§ **RECORDED DATA**
+++
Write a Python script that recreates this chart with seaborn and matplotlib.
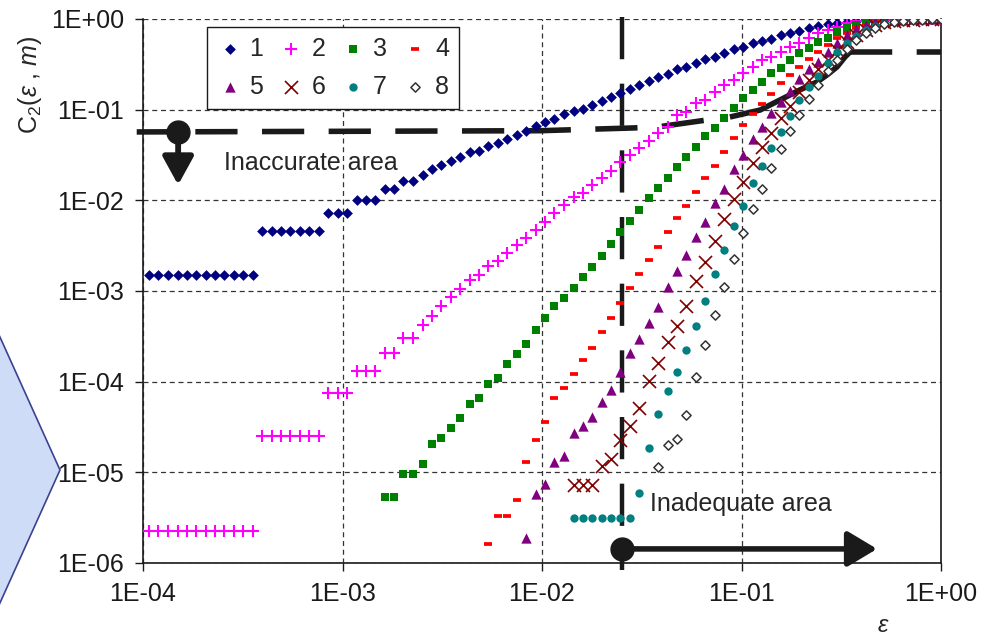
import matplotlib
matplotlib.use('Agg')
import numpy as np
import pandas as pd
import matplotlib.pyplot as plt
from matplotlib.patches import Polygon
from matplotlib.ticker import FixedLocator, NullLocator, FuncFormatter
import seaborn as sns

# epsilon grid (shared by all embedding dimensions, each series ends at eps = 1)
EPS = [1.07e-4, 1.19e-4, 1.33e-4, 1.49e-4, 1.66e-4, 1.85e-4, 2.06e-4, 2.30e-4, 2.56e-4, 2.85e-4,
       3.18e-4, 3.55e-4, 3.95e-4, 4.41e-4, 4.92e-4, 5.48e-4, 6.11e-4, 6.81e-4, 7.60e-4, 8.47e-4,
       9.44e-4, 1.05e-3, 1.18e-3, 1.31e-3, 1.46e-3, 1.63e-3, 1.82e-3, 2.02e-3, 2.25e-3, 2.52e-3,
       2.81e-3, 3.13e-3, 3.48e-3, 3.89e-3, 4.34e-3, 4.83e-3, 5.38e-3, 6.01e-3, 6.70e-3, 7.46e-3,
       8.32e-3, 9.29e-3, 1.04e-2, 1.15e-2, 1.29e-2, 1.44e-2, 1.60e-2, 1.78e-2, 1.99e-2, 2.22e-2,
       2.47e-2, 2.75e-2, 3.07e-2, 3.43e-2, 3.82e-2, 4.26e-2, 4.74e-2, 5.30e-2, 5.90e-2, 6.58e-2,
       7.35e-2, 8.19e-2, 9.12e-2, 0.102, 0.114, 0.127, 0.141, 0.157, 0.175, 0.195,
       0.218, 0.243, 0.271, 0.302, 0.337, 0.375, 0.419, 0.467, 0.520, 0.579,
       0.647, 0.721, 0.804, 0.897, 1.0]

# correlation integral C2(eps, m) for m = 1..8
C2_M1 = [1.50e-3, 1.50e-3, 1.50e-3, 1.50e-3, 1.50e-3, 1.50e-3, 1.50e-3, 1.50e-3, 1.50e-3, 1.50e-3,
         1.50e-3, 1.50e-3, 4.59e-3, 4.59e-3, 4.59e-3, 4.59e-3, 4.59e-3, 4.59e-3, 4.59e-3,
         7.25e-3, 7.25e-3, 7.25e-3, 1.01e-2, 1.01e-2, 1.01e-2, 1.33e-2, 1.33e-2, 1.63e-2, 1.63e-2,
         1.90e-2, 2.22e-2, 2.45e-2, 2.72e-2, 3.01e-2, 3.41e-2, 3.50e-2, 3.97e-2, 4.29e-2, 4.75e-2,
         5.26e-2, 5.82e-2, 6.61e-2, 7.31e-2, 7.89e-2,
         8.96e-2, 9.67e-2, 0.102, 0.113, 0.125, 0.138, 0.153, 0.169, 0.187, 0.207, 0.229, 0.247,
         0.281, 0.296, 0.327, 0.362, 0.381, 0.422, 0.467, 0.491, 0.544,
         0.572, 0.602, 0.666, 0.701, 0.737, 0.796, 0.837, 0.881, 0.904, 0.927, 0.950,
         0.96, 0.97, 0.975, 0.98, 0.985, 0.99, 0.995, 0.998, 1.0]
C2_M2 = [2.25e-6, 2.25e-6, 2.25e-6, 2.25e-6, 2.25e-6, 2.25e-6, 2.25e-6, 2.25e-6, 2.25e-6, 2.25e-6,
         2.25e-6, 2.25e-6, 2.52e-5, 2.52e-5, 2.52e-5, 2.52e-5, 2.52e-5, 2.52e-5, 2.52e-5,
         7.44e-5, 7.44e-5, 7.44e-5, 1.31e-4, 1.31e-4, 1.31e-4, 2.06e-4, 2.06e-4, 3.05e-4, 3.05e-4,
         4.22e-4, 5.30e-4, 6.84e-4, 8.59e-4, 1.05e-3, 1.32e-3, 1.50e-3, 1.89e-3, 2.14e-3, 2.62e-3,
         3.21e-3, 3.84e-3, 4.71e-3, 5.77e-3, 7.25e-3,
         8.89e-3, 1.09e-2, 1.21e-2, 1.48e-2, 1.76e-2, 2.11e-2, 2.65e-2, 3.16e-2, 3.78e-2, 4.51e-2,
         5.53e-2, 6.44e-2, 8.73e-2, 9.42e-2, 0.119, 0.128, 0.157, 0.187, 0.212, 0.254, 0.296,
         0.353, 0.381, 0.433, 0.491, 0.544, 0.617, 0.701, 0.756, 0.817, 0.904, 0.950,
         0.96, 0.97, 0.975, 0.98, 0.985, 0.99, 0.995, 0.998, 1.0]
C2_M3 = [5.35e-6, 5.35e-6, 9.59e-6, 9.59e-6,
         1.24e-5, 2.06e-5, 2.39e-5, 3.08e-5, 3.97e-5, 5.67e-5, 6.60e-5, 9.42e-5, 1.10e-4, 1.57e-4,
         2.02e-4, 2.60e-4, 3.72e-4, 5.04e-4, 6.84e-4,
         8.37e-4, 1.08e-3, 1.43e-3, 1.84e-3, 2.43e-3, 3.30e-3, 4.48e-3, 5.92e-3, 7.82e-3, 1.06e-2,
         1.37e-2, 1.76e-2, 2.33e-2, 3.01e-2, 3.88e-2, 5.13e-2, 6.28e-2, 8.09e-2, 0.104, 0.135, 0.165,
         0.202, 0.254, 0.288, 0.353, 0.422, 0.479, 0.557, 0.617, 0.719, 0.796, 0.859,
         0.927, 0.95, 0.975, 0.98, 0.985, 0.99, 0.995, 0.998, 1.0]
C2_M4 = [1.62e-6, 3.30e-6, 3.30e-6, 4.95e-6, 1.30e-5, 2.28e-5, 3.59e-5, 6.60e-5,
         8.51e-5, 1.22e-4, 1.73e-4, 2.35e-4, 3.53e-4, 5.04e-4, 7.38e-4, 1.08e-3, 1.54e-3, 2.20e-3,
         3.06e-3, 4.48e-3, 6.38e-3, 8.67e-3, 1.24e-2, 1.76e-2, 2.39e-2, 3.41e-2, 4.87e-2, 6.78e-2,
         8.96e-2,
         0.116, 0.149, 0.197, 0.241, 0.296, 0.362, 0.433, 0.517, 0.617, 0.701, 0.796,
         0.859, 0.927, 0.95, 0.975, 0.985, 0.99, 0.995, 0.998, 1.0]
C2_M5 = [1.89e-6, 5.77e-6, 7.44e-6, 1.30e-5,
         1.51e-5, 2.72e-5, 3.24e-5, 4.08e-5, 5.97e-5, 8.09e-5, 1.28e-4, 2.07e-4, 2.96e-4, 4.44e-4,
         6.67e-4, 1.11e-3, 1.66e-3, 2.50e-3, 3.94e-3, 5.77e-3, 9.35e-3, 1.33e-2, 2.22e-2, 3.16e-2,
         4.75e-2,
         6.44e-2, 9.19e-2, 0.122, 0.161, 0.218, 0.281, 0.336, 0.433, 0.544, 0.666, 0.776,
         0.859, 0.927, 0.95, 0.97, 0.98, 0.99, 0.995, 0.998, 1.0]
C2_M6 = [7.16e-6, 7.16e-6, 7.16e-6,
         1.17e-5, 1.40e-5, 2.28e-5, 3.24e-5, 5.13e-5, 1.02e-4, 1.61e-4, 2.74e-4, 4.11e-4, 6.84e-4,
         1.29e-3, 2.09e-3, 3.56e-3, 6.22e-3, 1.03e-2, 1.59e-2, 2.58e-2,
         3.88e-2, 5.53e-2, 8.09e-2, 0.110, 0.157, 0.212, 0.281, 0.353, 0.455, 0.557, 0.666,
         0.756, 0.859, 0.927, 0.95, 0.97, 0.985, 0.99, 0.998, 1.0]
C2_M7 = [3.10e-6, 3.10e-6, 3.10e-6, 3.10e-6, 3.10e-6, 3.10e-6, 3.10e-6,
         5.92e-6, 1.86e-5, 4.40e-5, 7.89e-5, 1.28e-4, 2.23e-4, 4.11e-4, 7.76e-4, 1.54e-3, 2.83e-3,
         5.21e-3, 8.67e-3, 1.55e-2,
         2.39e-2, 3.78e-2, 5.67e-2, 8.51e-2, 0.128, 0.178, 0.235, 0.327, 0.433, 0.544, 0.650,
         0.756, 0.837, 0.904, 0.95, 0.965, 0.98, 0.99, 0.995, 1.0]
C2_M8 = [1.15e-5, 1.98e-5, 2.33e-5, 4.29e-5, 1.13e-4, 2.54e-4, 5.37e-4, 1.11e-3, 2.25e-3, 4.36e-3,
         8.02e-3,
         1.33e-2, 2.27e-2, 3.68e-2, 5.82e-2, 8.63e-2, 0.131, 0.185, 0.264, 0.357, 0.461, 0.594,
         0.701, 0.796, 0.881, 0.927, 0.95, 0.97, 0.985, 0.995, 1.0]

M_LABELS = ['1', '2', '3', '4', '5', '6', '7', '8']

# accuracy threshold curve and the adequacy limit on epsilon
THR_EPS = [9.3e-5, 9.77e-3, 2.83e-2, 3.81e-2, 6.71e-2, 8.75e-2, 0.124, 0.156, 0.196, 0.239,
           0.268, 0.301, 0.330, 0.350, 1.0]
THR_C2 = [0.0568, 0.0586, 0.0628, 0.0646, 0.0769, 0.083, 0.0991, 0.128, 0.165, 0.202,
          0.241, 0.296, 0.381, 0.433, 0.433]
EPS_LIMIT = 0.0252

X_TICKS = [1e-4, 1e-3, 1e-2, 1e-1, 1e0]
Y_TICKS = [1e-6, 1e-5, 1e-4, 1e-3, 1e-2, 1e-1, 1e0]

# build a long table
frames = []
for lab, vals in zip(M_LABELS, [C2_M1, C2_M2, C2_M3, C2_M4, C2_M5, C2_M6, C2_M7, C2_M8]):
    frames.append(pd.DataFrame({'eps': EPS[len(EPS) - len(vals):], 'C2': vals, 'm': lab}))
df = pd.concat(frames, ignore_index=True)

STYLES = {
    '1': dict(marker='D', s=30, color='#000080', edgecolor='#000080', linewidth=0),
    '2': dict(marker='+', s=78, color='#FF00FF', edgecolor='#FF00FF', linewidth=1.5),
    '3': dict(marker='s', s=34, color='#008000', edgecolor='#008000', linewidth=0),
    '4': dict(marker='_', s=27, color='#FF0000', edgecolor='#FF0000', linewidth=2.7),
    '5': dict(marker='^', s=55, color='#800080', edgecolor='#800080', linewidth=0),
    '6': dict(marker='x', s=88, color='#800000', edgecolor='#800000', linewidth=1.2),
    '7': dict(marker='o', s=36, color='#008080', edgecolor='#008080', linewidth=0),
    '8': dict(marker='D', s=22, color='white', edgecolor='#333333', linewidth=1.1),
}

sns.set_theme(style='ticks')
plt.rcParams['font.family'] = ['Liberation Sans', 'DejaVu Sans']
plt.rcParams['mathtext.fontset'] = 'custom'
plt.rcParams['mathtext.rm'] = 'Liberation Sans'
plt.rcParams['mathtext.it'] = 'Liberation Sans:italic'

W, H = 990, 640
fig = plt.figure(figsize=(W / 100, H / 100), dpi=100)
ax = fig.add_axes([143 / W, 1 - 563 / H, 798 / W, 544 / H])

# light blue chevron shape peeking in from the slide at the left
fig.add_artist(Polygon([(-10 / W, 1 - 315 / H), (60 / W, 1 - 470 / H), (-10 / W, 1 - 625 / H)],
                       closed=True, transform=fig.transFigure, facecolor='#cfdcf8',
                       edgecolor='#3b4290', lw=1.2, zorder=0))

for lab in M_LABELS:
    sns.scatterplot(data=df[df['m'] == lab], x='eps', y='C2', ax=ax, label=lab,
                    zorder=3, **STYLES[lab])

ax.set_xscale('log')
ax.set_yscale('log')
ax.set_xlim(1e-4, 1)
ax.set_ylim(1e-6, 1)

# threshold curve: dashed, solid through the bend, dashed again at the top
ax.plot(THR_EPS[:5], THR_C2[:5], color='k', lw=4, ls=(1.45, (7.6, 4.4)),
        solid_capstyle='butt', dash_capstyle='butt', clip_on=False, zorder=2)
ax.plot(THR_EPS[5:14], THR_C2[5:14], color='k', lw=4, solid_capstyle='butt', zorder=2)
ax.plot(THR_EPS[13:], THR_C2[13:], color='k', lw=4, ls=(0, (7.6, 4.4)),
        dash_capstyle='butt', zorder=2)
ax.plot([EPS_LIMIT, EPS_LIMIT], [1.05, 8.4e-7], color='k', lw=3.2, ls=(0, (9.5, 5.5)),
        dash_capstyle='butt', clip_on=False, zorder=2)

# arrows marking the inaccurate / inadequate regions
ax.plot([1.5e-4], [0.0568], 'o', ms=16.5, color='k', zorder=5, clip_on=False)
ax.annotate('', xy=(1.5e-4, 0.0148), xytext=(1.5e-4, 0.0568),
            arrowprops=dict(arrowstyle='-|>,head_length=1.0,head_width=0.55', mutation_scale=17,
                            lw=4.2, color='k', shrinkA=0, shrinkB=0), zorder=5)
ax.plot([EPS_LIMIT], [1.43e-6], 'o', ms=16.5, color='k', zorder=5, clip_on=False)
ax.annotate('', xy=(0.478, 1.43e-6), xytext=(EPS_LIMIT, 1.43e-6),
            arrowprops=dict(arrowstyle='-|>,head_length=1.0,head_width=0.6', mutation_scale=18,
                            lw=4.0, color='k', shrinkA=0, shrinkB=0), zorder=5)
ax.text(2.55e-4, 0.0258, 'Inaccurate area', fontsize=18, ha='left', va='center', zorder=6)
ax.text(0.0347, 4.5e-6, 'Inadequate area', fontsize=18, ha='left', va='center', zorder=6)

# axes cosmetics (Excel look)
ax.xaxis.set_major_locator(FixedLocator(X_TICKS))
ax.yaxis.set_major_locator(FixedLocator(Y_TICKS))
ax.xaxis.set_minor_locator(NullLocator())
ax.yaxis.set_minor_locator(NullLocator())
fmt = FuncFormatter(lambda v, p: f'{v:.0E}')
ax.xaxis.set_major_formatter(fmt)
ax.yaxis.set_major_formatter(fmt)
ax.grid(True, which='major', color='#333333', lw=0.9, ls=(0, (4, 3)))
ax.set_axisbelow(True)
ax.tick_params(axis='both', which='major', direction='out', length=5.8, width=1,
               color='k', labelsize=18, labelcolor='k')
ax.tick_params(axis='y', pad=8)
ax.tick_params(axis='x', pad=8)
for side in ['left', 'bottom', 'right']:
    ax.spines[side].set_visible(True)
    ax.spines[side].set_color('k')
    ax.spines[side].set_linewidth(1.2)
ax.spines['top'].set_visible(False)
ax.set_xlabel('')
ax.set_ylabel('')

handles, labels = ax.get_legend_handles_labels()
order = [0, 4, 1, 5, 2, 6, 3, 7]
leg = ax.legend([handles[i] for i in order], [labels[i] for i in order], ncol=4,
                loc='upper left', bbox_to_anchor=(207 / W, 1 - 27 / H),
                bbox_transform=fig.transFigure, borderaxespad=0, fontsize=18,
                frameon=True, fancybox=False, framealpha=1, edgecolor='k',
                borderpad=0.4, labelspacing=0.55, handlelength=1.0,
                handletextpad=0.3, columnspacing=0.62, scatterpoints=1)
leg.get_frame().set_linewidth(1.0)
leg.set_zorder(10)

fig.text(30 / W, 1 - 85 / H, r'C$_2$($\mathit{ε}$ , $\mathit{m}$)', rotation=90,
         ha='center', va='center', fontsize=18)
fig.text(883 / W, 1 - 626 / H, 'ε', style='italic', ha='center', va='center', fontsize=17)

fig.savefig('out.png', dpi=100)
+++
§ **GIVEN EXERCISE**
From the top of the listing above, repeat each line exactly until you reach the line containing "import seaborn as sns", and repeat that one too. Leave the pictures out.

§ **THE COMPLETED TASK**
Write a Python script that recreates this chart with seaborn and matplotlib.
import matplotlib
matplotlib.use('Agg')
import numpy as np
import pandas as pd
import matplotlib.pyplot as plt
from matplotlib.patches import Polygon
from matplotlib.ticker import FixedLocator, NullLocator, FuncFormatter
import seaborn as sns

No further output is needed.